I checked out two performances this past week, Baby Do Brasil last week, Sunday and Alexander O’Neil this past saturday. Check out the clips and note how two performances, imperfect in some ways, were still perfect in the ways that matter.
In fact, Alexander O’Neil said something that night that struck me as both simple and profound. “I don’t take (all this) too seriously.” He joked, as he pointed to the stage and talked about his performance and career.
Some people may always disagree with this way of thinking, but I have to say, I have come to agree completely!
I used to beat myself up if I did something that I didn’t like on stage. One night, while singing, I lost my voice completely. I was upset and embarrassed. But it helped me to put some of the little, inconsequential faux pas in perspective.
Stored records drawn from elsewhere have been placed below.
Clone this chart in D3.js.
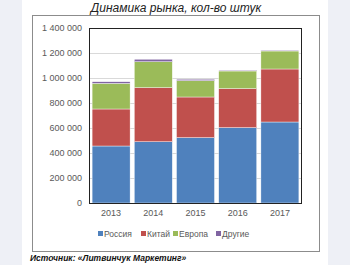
<!DOCTYPE html>
<html>
<head>
<meta charset="utf-8">
<script src="https://cdn.jsdelivr.net/npm/d3@7"></script>
<style>
body { margin: 0; background: #eef0f6; }
svg { display: block; font-family: "Liberation Sans", Arial, sans-serif; }
</style>
</head>
<body>
<script>
let w = 350
let h = 265

let years = ["2013", "2014", "2015", "2016", "2017"]
let seriesNames = ["Россия", "Китай", "Европа", "Другие"]
let russia = [456000, 490000, 523000, 603000, 648000]
let china = [296000, 433000, 325000, 312000, 424000]
let europe = [205000, 207000, 131000, 141000, 144000]
let others = [13000, 20000, 11000, 6000, 6000]
let yTicks = [0, 200000, 400000, 600000, 800000, 1000000, 1200000, 1400000]
let colors = ["#4f81bd", "#c0504d", "#9bbb59", "#8064a2"]

let rows = years.map((y, i) => ({
	year: y,
	"Россия": russia[i],
	"Китай": china[i],
	"Европа": europe[i],
	"Другие": others[i]
}))

let svg = d3.select("body")
	.append("svg")
	.attr("width", w)
	.attr("height", h)

// white page strip
svg.append("rect")
	.attr("x", 22).attr("y", 0)
	.attr("width", 306).attr("height", h)
	.attr("fill", "#fff")

// outer frame
svg.append("rect")
	.attr("x", 32.5).attr("y", 15.5)
	.attr("width", 287).attr("height", 236)
	.attr("fill", "none")
	.attr("stroke", "#8c8c8c")

svg.append("text")
	.attr("x", 176).attr("y", 12)
	.attr("text-anchor", "middle")
	.attr("font-size", 12)
	.attr("font-style", "italic")
	.attr("fill", "#222")
	.text("Динамика рынка, кол-во штук")

let plotL = 90, plotR = 301, plotT = 28, plotB = 203

let xScale = d3.scaleBand()
	.domain(years)
	.range([plotL, plotR])
	.paddingInner(0.1)
	.paddingOuter(0.05)

let yScale = d3.scaleLinear()
	.domain([0, 1400000])
	.range([plotB, plotT])

let fmt = v => d3.format(",")(v).replace(/,/g, " ")

// grid
svg.append("g")
	.selectAll("line")
	.data(yTicks)
	.enter()
	.append("line")
	.attr("x1", plotL).attr("x2", plotR)
	.attr("y1", d => Math.round(yScale(d)) + 0.5)
	.attr("y2", d => Math.round(yScale(d)) + 0.5)
	.attr("stroke", "#d9d9d9")

let yAxis = d3.axisLeft(yScale)
	.tickValues(yTicks)
	.tickFormat(fmt)
	.tickSize(0)
	.tickPadding(8)

svg.append("g")
	.attr("transform", "translate(" + plotL + ",0)")
	.call(yAxis)
	.call(g => g.select(".domain").remove())
	.selectAll("text")
	.attr("font-size", 9)
	.attr("fill", "#595959")

let stack = d3.stack().keys(seriesNames)
let layers = stack(rows)

svg.append("g")
	.selectAll("g")
	.data(layers)
	.enter()
	.append("g")
	.attr("fill", (d, i) => colors[i])
	.selectAll("rect")
	.data(d => d)
	.enter()
	.append("rect")
	.attr("x", d => xScale(d.data.year))
	.attr("width", xScale.bandwidth())
	.attr("y", d => yScale(d[1]))
	.attr("height", d => yScale(d[0]) - yScale(d[1]))
	.attr("stroke", "#fff")
	.attr("stroke-width", 0.4)

// plot frame
svg.append("rect")
	.attr("x", plotL - 0.5).attr("y", plotT + 0.5)
	.attr("width", plotR - plotL + 1).attr("height", plotB - plotT)
	.attr("fill", "none")
	.attr("stroke", "#222")

let xAxis = d3.axisBottom(xScale).tickSize(0).tickPadding(7)

svg.append("g")
	.attr("transform", "translate(0," + plotB + ")")
	.call(xAxis)
	.call(g => g.select(".domain").remove())
	.selectAll("text")
	.attr("font-size", 9)
	.attr("fill", "#595959")

// legend
let legendX = [98, 141, 173, 216]
let legend = svg.append("g")
	.selectAll("g")
	.data(seriesNames)
	.enter()
	.append("g")
	.attr("transform", (d, i) => "translate(" + legendX[i] + ",234)")

legend.append("rect")
	.attr("x", 0).attr("y", -3)
	.attr("width", 5).attr("height", 5)
	.attr("fill", (d, i) => colors[i])

legend.append("text")
	.attr("x", 6).attr("y", 3)
	.attr("font-size", 8.5)
	.attr("fill", "#595959")
	.text(d => d)

svg.append("text")
	.attr("x", 30).attr("y", 261)
	.attr("font-size", 8.5)
	.attr("font-style", "italic")
	.attr("font-weight", "bold")
	.attr("fill", "#111")
	.text("Источник: «Литвинчук Маркетинг»")
</script>
</body>
</html>
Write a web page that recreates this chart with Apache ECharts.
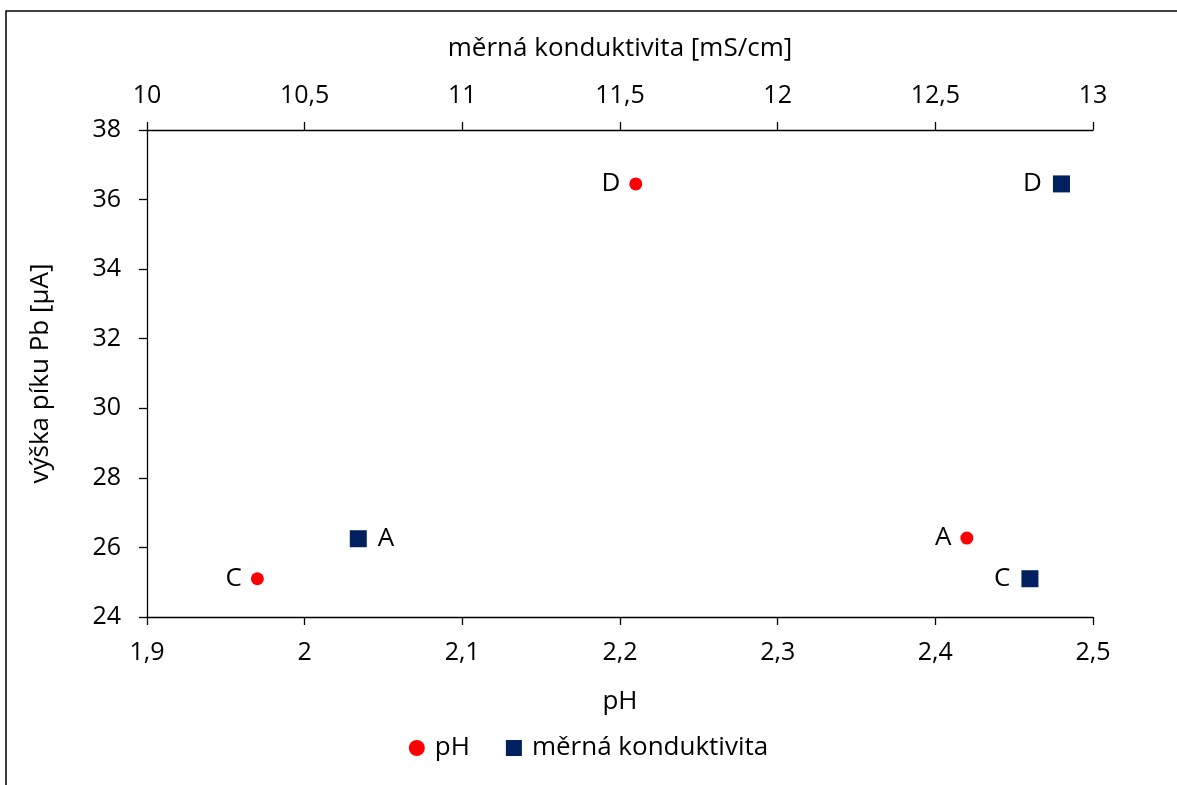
<!DOCTYPE html>
<html>
<head>
<meta charset="utf-8">
<script src="https://cdn.jsdelivr.net/npm/echarts@6/dist/echarts.min.js"></script>
<style>
  html, body { margin: 0; padding: 0; background: #fff; }
  #chart { width: 1177px; height: 785px; }
</style>
</head>
<body>
<div id="chart"></div>
<script>
// Sample labels and measured values
const seriesNames = ['pH', 'měrná konduktivita'];
const sampleLabelsPH = ['C', 'A', 'D'];
const phValues = [1.97, 2.42, 2.21];
const peakForPH = [25.1, 26.27, 36.45];

const sampleLabelsCond = ['A', 'C', 'D'];
const condValues = [10.67, 12.80, 12.90];
const peakForCond = [26.25, 25.1, 36.45];
const condLabelSide = ['right', 'left', 'left'];

const axisNames = { bottom: 'pH', top: 'měrná konduktivita [mS/cm]', left: 'výška píku Pb [µA]' };

const FONT = '"Open Sans", Lato, sans-serif';
const FS_TICK = 25;
const FS = 26;
const comma = v => String(+v.toFixed(2)).replace('.', ',');

const phData = phValues.map((x, i) => ({
  value: [x, peakForPH[i]],
  name: sampleLabelsPH[i],
  label: { position: 'left' }
}));
const condData = condValues.map((x, i) => ({
  value: [x, peakForCond[i]],
  name: sampleLabelsCond[i],
  label: { position: condLabelSide[i] }
}));

const axisCommon = {
  splitLine: { show: false },
  axisLine: { show: true, onZero: false, lineStyle: { color: '#000', width: 1.3 } },
  axisTick: { show: true, inside: false, length: 8, lineStyle: { color: '#000', width: 1.3 } },
  axisLabel: { color: '#000', fontFamily: FONT, fontSize: FS_TICK, formatter: comma },
  nameTextStyle: { color: '#000', fontFamily: FONT, fontSize: FS }
};

const chart = echarts.init(document.getElementById('chart'));
chart.setOption({
  animation: false,
  backgroundColor: '#fff',
  graphic: [{
    type: 'rect',
    shape: { x: 6, y: 11, width: 1400, height: 1000 },
    style: { fill: 'none', stroke: '#000', lineWidth: 1.5 },
    silent: true
  }],
  grid: { left: 147, right: 84, top: 130, bottom: 168 },
  legend: {
    bottom: 19,
    left: 'center',
    itemGap: 36,
    itemWidth: 16,
    itemHeight: 16,
    textStyle: { color: '#000', fontFamily: FONT, fontSize: FS, padding: [0, 0, 0, 5] },
    data: [
      { name: seriesNames[0], icon: 'circle' },
      { name: seriesNames[1], icon: 'rect' }
    ]
  },
  xAxis: [
    Object.assign({}, axisCommon, {
      type: 'value', position: 'bottom', min: 1.9, max: 2.5, interval: 0.1,
      name: axisNames.bottom, nameLocation: 'middle', nameGap: 72,
      axisLabel: Object.assign({}, axisCommon.axisLabel, { margin: 23 })
    }),
    Object.assign({}, axisCommon, {
      type: 'value', position: 'top', min: 10, max: 13, interval: 0.5,
      name: axisNames.top, nameLocation: 'middle', nameGap: 68,
      axisLabel: Object.assign({}, axisCommon.axisLabel, { margin: 22 })
    })
  ],
  yAxis: [
    Object.assign({}, axisCommon, {
      type: 'value', min: 24, max: 38, interval: 2,
      name: axisNames.left, nameLocation: 'middle', nameGap: 93, nameRotate: 90,
      axisLabel: Object.assign({}, axisCommon.axisLabel, { margin: 26 })
    })
  ],
  series: [
    {
      name: seriesNames[0],
      type: 'scatter',
      xAxisIndex: 0,
      symbol: 'circle',
      symbolSize: 13,
      itemStyle: { color: '#ff0000', opacity: 1 },
      label: {
        show: true, formatter: p => p.name, distance: 9,
        color: '#000', fontFamily: FONT, fontSize: FS
      },
      data: phData
    },
    {
      name: seriesNames[1],
      type: 'scatter',
      xAxisIndex: 1,
      symbol: 'rect',
      symbolSize: 17,
      itemStyle: { color: '#002060', opacity: 1 },
      label: {
        show: true, formatter: p => p.name, distance: 11,
        color: '#000', fontFamily: FONT, fontSize: FS
      },
      data: condData
    }
  ]
});
</script>
</body>
</html>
I look at perfection differently now, there’s a time for it and there’s also a time when it can be boring!
Now anything short of losing my voice is redeemable. These days if I hit a note that’s a bit off, or crack a little, I say to myself, “oh, alright… that happened. Let’s make this work for me.” and then I go on to relax and deliver for the rest of the song.
My rationale is this, while no one likes them, mistakes happen to the best of us. So, you can’t let one mistake keep you from having an amazing performance. Especially, when your mistake is probably unrecognizable to most and only ‘wrong’ in your eyes, because you meant to do something else.
Forgive yourself, then move on. Enjoy your show, so that others might! After all, “it’s not brain surgery,” as Alexander O’Neil says.
***Disclaimer*** This advice is not be used by brain surgeons, or any other surgeons, for that matter! Sorry.